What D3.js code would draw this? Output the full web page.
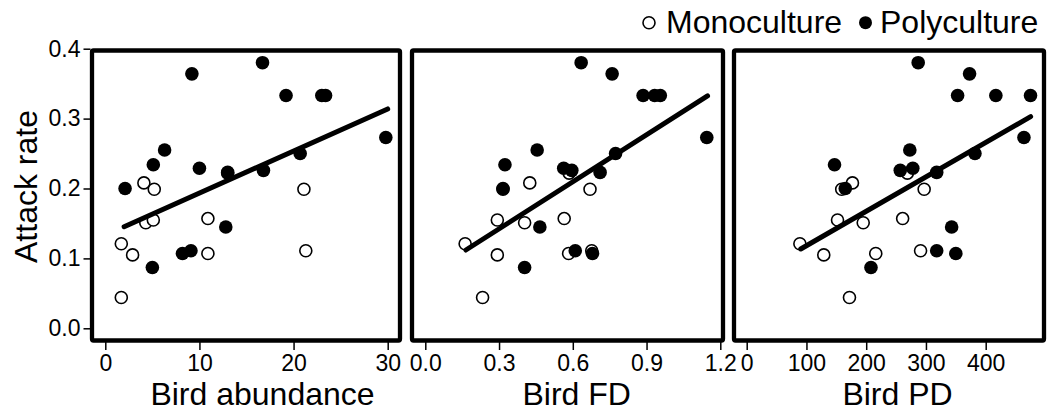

________________________

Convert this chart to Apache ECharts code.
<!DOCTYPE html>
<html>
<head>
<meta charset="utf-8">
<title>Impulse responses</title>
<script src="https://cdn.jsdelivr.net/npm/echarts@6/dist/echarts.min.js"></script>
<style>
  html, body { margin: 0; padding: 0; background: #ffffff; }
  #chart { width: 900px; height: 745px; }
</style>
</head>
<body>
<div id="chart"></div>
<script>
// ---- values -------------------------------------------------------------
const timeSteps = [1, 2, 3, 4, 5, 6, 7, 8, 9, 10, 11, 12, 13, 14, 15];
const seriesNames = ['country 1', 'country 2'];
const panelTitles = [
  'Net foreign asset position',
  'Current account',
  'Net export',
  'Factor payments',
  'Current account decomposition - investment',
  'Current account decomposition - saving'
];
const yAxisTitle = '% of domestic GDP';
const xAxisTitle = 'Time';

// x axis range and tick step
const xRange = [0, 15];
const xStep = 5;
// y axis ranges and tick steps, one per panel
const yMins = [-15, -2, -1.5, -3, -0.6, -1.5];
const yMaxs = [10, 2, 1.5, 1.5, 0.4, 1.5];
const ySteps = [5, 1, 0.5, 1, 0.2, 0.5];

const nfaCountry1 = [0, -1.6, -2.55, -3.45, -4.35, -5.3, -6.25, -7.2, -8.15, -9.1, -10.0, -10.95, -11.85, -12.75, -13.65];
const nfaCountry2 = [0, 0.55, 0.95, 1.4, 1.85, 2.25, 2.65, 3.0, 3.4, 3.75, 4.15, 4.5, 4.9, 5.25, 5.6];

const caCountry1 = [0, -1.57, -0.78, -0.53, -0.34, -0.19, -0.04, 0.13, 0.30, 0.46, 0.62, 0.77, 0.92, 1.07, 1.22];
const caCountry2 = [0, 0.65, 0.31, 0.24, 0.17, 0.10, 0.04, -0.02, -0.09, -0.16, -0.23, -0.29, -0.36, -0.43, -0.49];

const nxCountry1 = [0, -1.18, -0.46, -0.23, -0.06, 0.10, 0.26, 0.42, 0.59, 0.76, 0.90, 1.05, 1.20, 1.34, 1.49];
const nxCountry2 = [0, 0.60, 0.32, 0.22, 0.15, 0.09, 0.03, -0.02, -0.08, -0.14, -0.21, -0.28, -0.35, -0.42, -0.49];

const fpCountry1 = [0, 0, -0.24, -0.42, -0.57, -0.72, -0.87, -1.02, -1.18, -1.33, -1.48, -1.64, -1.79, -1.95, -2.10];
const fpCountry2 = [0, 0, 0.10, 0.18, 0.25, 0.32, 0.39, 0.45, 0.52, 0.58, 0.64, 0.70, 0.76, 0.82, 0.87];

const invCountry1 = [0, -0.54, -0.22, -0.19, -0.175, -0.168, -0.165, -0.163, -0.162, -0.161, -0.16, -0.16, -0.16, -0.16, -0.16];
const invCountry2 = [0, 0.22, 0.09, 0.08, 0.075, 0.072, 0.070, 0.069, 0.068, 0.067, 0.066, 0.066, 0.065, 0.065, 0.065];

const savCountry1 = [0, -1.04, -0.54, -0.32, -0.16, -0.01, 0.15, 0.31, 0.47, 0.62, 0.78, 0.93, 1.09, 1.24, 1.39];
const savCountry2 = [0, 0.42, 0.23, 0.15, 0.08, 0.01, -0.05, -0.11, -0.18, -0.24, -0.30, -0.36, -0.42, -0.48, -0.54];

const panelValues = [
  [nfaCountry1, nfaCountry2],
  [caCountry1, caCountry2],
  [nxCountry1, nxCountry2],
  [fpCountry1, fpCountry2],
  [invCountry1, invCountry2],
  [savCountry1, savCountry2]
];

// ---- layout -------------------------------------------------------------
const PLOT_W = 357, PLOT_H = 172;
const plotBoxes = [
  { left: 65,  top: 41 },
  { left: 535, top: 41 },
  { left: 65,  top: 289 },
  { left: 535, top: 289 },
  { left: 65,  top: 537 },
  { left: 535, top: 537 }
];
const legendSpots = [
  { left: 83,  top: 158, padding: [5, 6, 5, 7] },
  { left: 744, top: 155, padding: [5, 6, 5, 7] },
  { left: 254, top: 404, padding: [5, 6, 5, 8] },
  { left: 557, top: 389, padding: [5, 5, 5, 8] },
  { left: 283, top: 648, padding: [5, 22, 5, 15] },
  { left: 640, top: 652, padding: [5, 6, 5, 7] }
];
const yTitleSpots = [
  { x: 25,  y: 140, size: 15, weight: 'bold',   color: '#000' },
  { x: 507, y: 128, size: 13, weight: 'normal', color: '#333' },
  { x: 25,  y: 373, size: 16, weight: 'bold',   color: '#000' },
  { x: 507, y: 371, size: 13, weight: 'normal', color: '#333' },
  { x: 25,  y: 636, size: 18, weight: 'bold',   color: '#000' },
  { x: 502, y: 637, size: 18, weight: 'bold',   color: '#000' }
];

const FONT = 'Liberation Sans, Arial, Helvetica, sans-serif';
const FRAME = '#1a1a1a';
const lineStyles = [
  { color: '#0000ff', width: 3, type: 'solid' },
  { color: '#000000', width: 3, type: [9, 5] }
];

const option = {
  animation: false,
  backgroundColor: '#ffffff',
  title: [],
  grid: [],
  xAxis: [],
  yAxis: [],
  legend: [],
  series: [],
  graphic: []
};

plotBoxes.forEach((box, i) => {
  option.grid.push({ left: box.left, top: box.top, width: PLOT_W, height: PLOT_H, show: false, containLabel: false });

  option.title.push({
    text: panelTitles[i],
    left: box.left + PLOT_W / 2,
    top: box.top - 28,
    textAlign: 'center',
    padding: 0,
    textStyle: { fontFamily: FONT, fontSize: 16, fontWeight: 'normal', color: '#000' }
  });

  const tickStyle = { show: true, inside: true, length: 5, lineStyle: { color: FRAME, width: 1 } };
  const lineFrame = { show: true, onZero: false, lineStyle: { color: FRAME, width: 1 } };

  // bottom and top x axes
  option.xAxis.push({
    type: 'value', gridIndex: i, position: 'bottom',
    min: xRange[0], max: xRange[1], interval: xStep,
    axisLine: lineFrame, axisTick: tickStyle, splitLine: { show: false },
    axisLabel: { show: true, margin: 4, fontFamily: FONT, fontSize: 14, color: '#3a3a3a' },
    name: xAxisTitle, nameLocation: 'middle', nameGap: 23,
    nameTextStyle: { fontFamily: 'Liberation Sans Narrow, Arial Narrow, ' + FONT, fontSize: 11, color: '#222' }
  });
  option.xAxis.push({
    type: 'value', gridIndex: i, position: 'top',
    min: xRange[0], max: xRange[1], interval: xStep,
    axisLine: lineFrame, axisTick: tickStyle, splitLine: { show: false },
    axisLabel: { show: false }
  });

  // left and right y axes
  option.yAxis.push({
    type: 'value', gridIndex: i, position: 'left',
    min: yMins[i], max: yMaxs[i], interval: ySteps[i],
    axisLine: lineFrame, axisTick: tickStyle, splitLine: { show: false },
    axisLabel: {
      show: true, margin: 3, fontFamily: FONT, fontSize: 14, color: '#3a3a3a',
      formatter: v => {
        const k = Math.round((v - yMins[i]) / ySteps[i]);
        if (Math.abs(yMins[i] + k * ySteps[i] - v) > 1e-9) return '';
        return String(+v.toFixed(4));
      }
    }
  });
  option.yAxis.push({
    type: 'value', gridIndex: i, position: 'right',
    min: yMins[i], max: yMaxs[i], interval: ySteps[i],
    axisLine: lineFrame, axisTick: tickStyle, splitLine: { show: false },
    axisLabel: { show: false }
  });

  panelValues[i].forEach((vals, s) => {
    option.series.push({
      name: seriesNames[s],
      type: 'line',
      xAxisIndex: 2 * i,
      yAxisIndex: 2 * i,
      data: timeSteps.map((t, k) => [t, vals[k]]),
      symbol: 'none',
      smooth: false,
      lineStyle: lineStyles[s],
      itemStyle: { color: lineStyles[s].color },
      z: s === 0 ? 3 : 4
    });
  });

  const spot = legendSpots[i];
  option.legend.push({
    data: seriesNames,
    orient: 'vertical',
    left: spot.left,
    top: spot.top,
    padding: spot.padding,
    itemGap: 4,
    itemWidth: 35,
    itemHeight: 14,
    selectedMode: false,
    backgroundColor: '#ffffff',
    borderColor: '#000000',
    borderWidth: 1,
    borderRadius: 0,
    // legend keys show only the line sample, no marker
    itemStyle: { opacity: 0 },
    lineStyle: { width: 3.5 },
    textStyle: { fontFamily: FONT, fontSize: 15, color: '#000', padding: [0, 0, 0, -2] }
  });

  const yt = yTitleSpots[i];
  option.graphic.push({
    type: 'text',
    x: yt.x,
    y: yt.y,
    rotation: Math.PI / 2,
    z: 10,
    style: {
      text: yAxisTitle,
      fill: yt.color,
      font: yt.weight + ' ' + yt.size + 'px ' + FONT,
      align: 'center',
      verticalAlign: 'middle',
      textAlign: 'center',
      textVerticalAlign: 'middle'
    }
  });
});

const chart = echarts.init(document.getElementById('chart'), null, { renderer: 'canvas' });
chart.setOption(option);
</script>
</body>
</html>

________________________

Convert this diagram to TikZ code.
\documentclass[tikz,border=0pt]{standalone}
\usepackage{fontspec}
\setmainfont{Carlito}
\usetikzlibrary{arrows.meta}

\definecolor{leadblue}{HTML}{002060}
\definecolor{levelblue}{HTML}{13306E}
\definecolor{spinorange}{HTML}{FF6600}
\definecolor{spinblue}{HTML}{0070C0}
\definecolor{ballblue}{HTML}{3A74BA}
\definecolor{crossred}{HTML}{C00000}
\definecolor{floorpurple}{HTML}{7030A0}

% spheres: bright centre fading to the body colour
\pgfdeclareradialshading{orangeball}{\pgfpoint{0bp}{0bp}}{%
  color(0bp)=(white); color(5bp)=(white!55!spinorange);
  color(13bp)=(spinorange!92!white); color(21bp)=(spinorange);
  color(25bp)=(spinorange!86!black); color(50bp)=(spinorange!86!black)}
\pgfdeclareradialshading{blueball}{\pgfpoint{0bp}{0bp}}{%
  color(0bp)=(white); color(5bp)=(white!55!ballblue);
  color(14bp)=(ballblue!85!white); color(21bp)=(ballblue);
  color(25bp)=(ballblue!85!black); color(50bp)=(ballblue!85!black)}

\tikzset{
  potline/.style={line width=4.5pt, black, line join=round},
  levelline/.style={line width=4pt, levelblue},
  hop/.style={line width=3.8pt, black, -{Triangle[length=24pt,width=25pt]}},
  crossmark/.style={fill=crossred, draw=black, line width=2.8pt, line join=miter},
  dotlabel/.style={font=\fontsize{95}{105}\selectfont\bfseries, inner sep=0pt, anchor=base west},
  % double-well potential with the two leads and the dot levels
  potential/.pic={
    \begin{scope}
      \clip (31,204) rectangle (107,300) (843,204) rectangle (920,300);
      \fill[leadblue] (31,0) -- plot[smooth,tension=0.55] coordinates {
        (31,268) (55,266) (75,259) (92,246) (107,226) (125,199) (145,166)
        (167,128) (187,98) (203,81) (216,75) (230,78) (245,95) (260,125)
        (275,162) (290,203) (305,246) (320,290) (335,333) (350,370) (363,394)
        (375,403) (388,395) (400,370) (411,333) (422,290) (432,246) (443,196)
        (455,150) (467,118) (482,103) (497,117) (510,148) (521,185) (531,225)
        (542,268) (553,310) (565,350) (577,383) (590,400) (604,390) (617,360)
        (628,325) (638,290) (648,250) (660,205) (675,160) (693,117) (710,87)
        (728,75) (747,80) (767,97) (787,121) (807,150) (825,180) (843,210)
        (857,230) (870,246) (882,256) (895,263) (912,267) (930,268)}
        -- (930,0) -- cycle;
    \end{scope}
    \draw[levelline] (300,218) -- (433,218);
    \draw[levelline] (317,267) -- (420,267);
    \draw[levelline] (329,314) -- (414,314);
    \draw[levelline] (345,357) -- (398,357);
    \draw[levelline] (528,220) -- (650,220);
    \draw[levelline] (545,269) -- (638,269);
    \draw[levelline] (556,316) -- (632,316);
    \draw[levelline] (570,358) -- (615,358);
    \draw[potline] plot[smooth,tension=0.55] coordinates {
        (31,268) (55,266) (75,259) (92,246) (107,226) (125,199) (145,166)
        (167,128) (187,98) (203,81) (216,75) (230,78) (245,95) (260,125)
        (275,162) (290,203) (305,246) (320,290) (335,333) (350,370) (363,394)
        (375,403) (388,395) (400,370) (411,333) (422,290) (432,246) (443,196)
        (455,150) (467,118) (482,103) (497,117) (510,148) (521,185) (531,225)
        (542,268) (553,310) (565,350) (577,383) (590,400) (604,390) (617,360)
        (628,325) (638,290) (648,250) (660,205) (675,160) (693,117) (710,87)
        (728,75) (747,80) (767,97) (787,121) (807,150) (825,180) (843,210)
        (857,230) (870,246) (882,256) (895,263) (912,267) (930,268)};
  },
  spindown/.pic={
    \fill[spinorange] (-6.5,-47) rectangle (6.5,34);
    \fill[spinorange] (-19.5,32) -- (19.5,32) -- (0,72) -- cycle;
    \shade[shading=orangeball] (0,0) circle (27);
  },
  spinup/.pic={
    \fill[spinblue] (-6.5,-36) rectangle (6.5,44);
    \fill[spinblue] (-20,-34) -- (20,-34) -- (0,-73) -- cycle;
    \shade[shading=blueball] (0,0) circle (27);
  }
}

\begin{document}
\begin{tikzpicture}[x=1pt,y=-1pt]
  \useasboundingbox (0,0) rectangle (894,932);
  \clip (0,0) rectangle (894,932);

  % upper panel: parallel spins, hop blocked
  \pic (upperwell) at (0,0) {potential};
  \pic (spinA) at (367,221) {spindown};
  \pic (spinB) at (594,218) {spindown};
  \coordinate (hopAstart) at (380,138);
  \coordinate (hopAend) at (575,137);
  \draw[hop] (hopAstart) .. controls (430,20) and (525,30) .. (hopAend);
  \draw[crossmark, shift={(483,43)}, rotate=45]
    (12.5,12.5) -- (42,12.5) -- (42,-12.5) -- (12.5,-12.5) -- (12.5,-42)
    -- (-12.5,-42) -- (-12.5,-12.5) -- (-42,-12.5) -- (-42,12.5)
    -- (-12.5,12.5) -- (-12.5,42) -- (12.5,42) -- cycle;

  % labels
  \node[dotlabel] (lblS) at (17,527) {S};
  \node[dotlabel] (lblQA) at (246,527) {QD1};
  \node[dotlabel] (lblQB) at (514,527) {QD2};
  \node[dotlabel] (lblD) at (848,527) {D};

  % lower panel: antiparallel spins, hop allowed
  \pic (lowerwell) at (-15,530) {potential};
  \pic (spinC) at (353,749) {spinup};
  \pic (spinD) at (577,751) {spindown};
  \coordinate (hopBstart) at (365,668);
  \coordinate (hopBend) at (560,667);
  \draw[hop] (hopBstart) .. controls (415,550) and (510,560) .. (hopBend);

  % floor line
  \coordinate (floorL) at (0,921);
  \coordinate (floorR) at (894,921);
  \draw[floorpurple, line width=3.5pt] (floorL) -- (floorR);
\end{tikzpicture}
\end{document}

________________________

YOUR TASK —
Go through the material above and count the lines that contain "code"; give that number alone.

TASK ANSWER —
3